Parshat Naso, 4th Portion (Numbers 5:11-6:27), May 28th, 2014

17. The kohen shall take holy water in an earthen vessel, and some earth from the Mishkan floor, the kohen shall take and put it into the water.

18. Then the kohen shall stand the woman up before the Lord and expose the [hair on the] head of the woman; he shall place into her hands the remembrance meal offering, which is a meal offering of jealousies, while the bitter curse bearing waters are in the kohen's hand.

19. The kohen shall then place her under oath, and say to the woman, “If no man has lain with you and you have not gone astray to become defiled [to another] in place of your husband, then [you will] be absolved through these bitter waters which cause the curse.

20. But as for you, if you have gone astray [to another] instead of your husband and have become defiled, and another man besides your husband has lain with you...”

21. The kohen shall now adjure the woman with the oath of the curse, and the kohen shall say to the woman, “May the Lord make you for a curse and an oath among your people, when the Lord causes your thigh to rupture and your belly to swell.” —Numbers 5:17-21

When I showed my drawing to my wife, she was furious that any religion would do such a thing.
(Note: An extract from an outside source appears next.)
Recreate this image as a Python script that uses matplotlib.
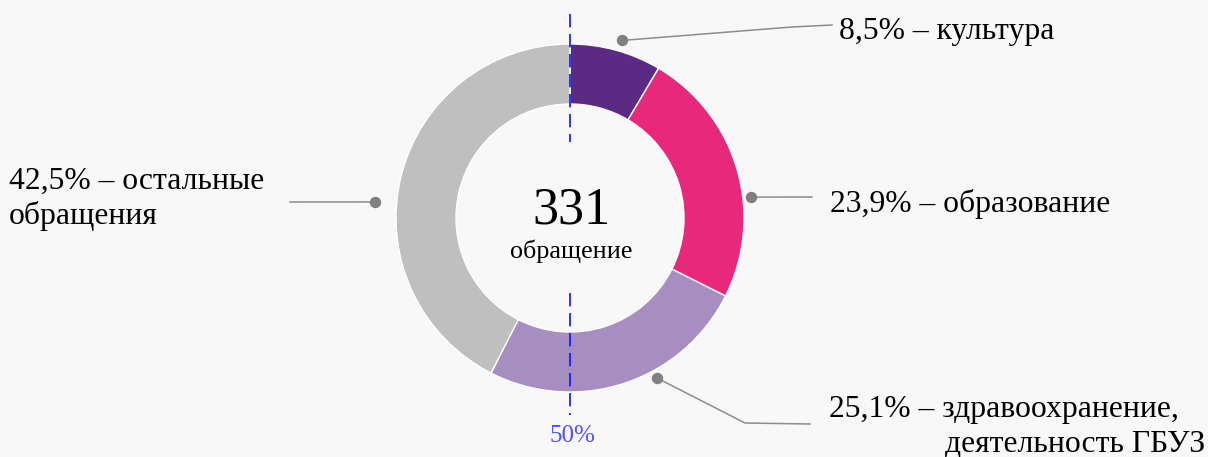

It certainly reminded me of the Salem Witch Trials.

I wonder whether what we are seeing is much more humane than was the custom by others. Perhaps in other societies if a man suspected that his wife was cheating on him he could just throw her over the cliff. At least here she has a possibility to prove her innocence. Given it isn't what we think is a just trial. Nor do we get the impression that if a woman suspected that her husband was stepping out on him that he'd have to go through the same ordeal. That equality (if it exists) was slow to come.

I'm curious what kind of mechanism the Jews believed would determine whether the woman would survive this ordeal or whether her thigh would burst from the concoction? Would G_d protect her? If not, did they believe her guilt (if she had been a cheat) would have done her in?

Do we blame Judaism for what might have been a leap forward in justice for women? As primitive as the “test” sounds today, I suspect it was quite a leap forward.